Although it predates current Rule 3.7, Kennedy v. Eldridge, 201 Cal.App.4th 1197 (2011) is also instructive. In that case, the mother and father were litigating the child's paternity. Father's father (i.e., the paternal grandfather) represented the father in those proceedings. Mother moved to disqualify. The court held disqualification of the father's father (the lawyer witness) was appropriate, holding in part that "where an attorney's continued representation threatens an opposing litigant with cognizable injury or would undermine the integrity of the judicial process, the trial court may grant a motion for disqualification, regardless of whether a motion is brought by a present or former client of recused counsel." Id. at 1205. The court specifically held that Rule 5-210 (predecessor to Rule 3.7) supported disqualification even where the litigation did not involve a jury trial. Id. at 1209. Notably, that court did not discuss informed consent; however, based on the court's holding, it is likely that consent (also permitted under the old rule) would likely not have been curative.
To show that disqualification is warranted notwithstanding client consent, the party seeking disqualification will want to establish that allowing the lawyer witness to serve dual roles would undermine the integrity of the judicial process and/or confuse the trier of fact. See Lyle, supra, and Doe v. Yim, supra.
With disqualification motions, courts are often watchful for motions that are tactical in nature. Signs that a motion to disqualify is tactical, versus legitimate, include how the conflict impacts the moving party, how promptly the moving party acted, and how close to trial the moving party brings its motion.
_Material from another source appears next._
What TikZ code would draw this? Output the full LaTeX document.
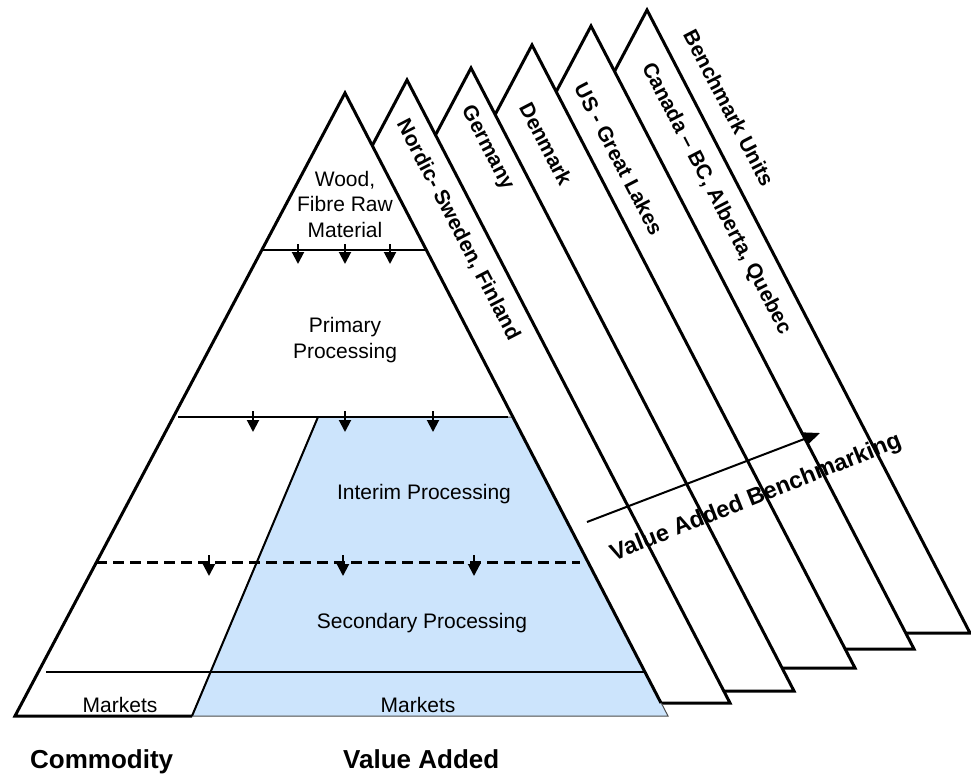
\documentclass[tikz,border=0pt]{standalone}
\usepackage{fontspec}
\setmainfont{Liberation Sans}
\usetikzlibrary{arrows.meta, calc}
\definecolor{valueBlue}{RGB}{204,228,252}
\tikzset{
    card/.style = {fill=white, draw=black, line width=3pt, line join=miter},
    edgeLine/.style = {line width=3pt},
    levelLine/.style = {line width=2pt},
    dropArrow/.style = {line width=2pt, -{Triangle[width=12pt,length=12pt]}},
    plainLabel/.style = {font=\fontsize{21}{25.5}\selectfont, align=center, inner sep=0pt},
    unitLabel/.style = {font=\bfseries\fontsize{21}{25}\selectfont, inner sep=0pt, rotate=-62.6},
    footLabel/.style = {font=\bfseries\fontsize{26}{30}\selectfont, inner sep=0pt, anchor=base west}
}

\begin{document}
\begin{tikzpicture}[x=1pt, y=-1pt]
    \useasboundingbox (0,0) rectangle (971,778);

    \coordinate (Top) at (345,93);
    \coordinate (BL) at (15,716);
    \coordinate (BR) at (668,716);

    % benchmark cards, back to front
    \foreach \dx/\dy in {302/-83, 246/-67, 187/-48, 126/-25, 62/-13}{
        \filldraw[card] ($(Top)+(\dx,\dy)$) -- ($(BR)+(\dx,\dy)$) -- ($(BL)+(\dx,\dy)$) -- cycle;
    }

    % pyramid
    \fill[white] (Top) -- (BR) -- (BL) -- cycle;
    \filldraw[fill=valueBlue, draw=black!70, line width=1pt] (318,417) -- (513,417) -- (BR) -- (192,716) -- cycle;
    \draw[edgeLine] (192,716) -- (BL) -- (Top) -- (661,703);
    \draw[levelLine] (318,417) -- (192,716);

    \draw[levelLine] (262,250) -- (426,250);
    \draw[levelLine] (178,417) -- (508,417);
    \draw[edgeLine, dash pattern=on 11pt off 6pt] (96,562) -- (580,562);
    \draw[levelLine] (46,672) -- (645,672);

    \foreach \x in {298,345,390}{
        \draw[dropArrow] (\x,244) -- (\x,264);
    }
    \foreach \x in {253,345,433}{
        \draw[dropArrow] (\x,411) -- (\x,432);
    }
    \foreach \x in {209,343,474}{
        \draw[dropArrow] (\x,555) -- (\x,576);
    }

    \node[plainLabel] (wood) at (345,204) {Wood,\\Fibre Raw\\Material};
    \node[plainLabel] (primary) at (345,340) {Primary\\Processing};
    \node[plainLabel, anchor=base] (interim) at (424,499) {Interim Processing};
    \node[plainLabel, anchor=base] (secondary) at (422,628) {Secondary Processing};
    \node[plainLabel, anchor=base] (marketsC) at (120,712) {Markets};
    \node[plainLabel, anchor=base] (marketsV) at (418,712) {Markets};

    \node[unitLabel] (nordic) at (458,230) {Nordic- Sweden, Finland};
    \node[unitLabel] (germany) at (487,148) {Germany};
    \node[unitLabel] (denmark) at (546,144) {Denmark};
    \node[unitLabel] (us) at (619,159) {US - Great Lakes};
    \node[unitLabel] (canada) at (716,199) {Canada -- BC, Alberta, Quebec};
    \node[unitLabel] (units) at (729,108) {Benchmark Units};

    \coordinate (benchStart) at (587,522);
    \coordinate (benchEnd) at (820,433);
    \draw[line width=2pt, -{Triangle[width=13pt,length=16pt]}] (benchStart) -- (benchEnd);
    \node[unitLabel, rotate=84.3, font=\bfseries\fontsize{23.5}{27}\selectfont] (bench) at (756,498) {Value Added Benchmarking};

    \node[footLabel] (commodity) at (30,768) {Commodity};
    \node[footLabel] (valueAdded) at (343,768) {Value Added};
\end{tikzpicture}
\end{document}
Provided the moving party can demonstrate the conflict is legitimate, that a consent would not be curative, that the moving party acted promptly when learning of the lawyer's dual role, and that the motion is not being brought on the eve of trial, it may be worthwhile to pursue a motion to disqualify a lawyer witness.
Finally, while it is customary to meet and confer before bringing a motion to disqualify, use caution. Given Rule 3.10 (Threatening Criminal, Administrative, or Disciplinary Charges), it is safest to avoid raising the potential motion to disqualify in some other context (for example, in a settlement conference).